▸ **Stated problem**
Begin at the first line and end at the line containing "const controleY = [0.228, 0.172, 0.069, -0.059, -0.324];". Extract exactly those lines.
======
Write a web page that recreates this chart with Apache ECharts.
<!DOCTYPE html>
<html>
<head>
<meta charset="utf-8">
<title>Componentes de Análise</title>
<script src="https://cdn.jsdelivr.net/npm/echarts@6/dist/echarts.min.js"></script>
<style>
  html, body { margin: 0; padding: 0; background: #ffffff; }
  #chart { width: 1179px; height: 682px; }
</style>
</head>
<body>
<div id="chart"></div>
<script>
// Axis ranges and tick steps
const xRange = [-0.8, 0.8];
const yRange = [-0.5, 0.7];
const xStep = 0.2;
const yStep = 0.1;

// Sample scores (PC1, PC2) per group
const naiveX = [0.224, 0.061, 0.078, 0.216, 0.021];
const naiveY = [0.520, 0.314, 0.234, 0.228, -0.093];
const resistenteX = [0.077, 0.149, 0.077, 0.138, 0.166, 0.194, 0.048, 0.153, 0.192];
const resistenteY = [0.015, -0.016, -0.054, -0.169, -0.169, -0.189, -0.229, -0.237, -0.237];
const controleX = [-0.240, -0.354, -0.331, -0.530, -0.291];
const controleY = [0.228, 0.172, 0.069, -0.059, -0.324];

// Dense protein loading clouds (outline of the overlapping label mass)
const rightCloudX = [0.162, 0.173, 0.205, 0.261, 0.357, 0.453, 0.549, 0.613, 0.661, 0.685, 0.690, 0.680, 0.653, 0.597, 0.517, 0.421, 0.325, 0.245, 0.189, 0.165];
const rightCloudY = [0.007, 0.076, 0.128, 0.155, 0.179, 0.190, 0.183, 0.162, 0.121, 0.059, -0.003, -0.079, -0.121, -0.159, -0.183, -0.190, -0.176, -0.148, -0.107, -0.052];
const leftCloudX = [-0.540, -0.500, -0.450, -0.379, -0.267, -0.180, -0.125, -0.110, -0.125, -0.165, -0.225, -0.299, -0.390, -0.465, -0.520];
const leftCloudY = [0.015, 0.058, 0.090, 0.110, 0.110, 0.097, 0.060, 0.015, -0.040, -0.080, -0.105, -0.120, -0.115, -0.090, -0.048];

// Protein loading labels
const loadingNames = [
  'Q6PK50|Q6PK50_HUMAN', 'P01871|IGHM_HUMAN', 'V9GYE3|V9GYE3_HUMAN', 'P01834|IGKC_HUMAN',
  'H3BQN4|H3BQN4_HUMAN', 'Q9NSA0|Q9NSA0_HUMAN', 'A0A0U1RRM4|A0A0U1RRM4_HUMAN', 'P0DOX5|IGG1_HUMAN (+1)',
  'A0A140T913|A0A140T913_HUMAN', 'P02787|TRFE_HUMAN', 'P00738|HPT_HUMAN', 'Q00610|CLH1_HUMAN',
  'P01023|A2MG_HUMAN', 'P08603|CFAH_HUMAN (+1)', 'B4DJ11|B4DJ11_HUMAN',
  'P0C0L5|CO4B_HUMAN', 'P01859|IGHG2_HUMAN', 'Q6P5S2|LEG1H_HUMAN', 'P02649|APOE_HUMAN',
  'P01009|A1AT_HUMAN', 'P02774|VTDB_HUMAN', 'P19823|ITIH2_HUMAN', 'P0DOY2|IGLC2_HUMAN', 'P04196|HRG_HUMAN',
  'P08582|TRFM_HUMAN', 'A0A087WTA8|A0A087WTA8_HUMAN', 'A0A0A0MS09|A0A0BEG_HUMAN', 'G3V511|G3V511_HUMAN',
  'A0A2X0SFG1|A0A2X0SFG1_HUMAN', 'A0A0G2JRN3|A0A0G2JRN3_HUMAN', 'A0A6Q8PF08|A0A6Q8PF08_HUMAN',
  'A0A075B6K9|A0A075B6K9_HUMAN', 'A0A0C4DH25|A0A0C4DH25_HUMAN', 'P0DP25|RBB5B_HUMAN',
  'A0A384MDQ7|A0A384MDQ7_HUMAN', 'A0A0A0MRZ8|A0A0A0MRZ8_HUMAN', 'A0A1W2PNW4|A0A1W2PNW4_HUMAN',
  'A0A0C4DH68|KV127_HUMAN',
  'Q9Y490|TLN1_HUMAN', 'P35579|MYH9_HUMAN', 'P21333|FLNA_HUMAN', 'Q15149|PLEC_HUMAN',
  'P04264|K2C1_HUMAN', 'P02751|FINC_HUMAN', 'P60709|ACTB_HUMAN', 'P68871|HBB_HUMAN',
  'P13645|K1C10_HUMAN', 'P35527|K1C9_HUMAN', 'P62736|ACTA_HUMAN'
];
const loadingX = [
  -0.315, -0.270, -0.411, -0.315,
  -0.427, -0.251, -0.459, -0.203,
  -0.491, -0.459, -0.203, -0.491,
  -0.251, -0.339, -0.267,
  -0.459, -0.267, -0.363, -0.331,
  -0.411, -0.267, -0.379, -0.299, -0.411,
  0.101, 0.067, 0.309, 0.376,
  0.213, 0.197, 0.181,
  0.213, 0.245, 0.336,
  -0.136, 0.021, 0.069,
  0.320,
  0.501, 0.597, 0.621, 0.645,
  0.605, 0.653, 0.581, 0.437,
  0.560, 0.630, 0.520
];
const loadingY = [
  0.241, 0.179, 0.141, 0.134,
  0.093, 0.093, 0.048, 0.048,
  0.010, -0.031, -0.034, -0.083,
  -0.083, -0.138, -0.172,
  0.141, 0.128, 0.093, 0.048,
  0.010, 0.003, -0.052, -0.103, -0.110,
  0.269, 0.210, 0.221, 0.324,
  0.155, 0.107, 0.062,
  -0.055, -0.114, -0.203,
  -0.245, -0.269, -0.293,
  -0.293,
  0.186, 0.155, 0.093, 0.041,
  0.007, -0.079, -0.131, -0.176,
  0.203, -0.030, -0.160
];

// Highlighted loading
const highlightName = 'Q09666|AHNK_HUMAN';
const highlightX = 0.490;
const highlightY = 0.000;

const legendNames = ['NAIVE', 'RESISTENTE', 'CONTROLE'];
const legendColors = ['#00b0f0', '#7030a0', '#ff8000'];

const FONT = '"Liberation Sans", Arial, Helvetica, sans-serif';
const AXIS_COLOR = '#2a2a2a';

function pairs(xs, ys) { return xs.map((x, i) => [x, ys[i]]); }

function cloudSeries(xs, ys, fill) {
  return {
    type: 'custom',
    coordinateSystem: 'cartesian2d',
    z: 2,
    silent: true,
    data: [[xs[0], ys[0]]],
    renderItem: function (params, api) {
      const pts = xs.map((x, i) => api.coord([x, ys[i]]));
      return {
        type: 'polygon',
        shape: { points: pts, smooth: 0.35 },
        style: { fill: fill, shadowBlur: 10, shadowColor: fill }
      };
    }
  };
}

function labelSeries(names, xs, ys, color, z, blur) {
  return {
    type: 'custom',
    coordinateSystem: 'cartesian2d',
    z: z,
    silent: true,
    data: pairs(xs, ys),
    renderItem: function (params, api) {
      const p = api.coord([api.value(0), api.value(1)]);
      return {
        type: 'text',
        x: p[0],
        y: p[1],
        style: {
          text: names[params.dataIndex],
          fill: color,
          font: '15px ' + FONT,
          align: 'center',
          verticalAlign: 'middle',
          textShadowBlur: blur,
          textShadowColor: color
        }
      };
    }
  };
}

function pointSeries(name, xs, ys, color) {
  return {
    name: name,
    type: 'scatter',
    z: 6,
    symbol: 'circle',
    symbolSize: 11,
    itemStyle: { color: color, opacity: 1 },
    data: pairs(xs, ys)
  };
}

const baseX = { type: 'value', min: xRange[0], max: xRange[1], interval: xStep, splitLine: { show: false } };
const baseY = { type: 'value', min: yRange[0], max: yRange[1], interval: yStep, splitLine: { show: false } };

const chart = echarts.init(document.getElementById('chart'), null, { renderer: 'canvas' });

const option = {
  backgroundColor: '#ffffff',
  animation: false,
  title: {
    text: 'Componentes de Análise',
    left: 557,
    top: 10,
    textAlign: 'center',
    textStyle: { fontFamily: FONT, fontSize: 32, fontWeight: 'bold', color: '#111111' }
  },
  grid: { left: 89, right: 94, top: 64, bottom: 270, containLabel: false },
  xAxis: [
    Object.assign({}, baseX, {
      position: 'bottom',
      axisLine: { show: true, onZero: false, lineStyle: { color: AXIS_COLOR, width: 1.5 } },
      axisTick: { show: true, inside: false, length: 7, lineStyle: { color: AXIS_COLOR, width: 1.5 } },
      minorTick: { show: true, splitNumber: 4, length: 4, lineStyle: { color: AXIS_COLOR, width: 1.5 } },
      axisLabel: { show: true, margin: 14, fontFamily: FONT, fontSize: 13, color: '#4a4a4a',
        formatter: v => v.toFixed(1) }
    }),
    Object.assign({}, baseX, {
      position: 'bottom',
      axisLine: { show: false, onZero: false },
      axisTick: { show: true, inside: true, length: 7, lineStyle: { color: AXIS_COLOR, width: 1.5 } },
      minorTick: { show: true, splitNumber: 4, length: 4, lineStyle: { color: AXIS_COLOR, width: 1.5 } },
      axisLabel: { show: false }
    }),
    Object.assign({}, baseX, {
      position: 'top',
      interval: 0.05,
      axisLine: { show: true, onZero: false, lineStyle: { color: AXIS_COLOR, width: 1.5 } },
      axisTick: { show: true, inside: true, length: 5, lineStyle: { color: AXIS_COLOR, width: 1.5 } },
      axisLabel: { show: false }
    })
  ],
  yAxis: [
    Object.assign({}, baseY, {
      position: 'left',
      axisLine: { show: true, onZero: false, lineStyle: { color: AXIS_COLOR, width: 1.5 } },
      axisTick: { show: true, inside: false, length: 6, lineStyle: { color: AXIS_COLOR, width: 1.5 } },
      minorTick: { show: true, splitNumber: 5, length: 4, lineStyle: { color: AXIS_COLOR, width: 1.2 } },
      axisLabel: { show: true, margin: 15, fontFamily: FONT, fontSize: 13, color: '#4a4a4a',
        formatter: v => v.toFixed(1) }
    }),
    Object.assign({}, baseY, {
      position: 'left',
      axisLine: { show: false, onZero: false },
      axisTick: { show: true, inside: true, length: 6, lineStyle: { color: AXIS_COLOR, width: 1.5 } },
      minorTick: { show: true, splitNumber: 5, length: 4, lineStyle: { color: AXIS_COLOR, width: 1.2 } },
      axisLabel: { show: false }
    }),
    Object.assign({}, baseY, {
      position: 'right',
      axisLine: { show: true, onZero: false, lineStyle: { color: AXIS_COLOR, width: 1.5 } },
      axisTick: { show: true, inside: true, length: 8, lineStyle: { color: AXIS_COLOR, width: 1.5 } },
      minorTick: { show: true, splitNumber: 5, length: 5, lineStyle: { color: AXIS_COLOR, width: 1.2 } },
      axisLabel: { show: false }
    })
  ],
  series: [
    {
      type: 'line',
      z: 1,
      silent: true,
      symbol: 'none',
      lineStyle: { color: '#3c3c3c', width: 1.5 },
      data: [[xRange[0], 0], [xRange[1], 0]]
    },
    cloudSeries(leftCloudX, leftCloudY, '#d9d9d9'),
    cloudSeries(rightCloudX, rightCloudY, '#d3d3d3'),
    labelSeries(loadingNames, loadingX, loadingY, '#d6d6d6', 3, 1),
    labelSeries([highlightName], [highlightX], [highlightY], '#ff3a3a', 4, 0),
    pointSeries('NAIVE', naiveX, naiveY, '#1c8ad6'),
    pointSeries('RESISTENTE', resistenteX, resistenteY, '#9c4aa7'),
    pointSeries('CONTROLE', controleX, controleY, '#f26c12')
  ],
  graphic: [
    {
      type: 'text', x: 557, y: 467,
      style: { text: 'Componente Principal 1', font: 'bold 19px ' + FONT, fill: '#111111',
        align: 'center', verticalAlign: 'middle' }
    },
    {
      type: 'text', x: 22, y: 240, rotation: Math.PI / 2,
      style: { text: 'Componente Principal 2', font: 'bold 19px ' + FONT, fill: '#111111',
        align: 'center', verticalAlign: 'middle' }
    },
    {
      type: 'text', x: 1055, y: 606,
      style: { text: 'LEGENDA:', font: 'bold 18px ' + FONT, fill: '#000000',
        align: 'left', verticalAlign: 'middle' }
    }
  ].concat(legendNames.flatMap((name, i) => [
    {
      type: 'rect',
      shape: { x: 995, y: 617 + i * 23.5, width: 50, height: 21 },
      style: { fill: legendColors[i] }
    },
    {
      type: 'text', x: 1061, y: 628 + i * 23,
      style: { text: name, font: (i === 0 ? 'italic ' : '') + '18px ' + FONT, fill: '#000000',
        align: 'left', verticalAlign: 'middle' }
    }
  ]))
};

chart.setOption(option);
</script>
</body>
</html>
======
▸ **Final result**
Write a web page that recreates this chart with Apache ECharts.
<!DOCTYPE html>
<html>
<head>
<meta charset="utf-8">
<title>Componentes de Análise</title>
<script src="https://cdn.jsdelivr.net/npm/echarts@6/dist/echarts.min.js"></script>
<style>
  html, body { margin: 0; padding: 0; background: #ffffff; }
  #chart { width: 1179px; height: 682px; }
</style>
</head>
<body>
<div id="chart"></div>
<script>
// Axis ranges and tick steps
const xRange = [-0.8, 0.8];
const yRange = [-0.5, 0.7];
const xStep = 0.2;
const yStep = 0.1;

// Sample scores (PC1, PC2) per group
const naiveX = [0.224, 0.061, 0.078, 0.216, 0.021];
const naiveY = [0.520, 0.314, 0.234, 0.228, -0.093];
const resistenteX = [0.077, 0.149, 0.077, 0.138, 0.166, 0.194, 0.048, 0.153, 0.192];
const resistenteY = [0.015, -0.016, -0.054, -0.169, -0.169, -0.189, -0.229, -0.237, -0.237];
const controleX = [-0.240, -0.354, -0.331, -0.530, -0.291];
const controleY = [0.228, 0.172, 0.069, -0.059, -0.324];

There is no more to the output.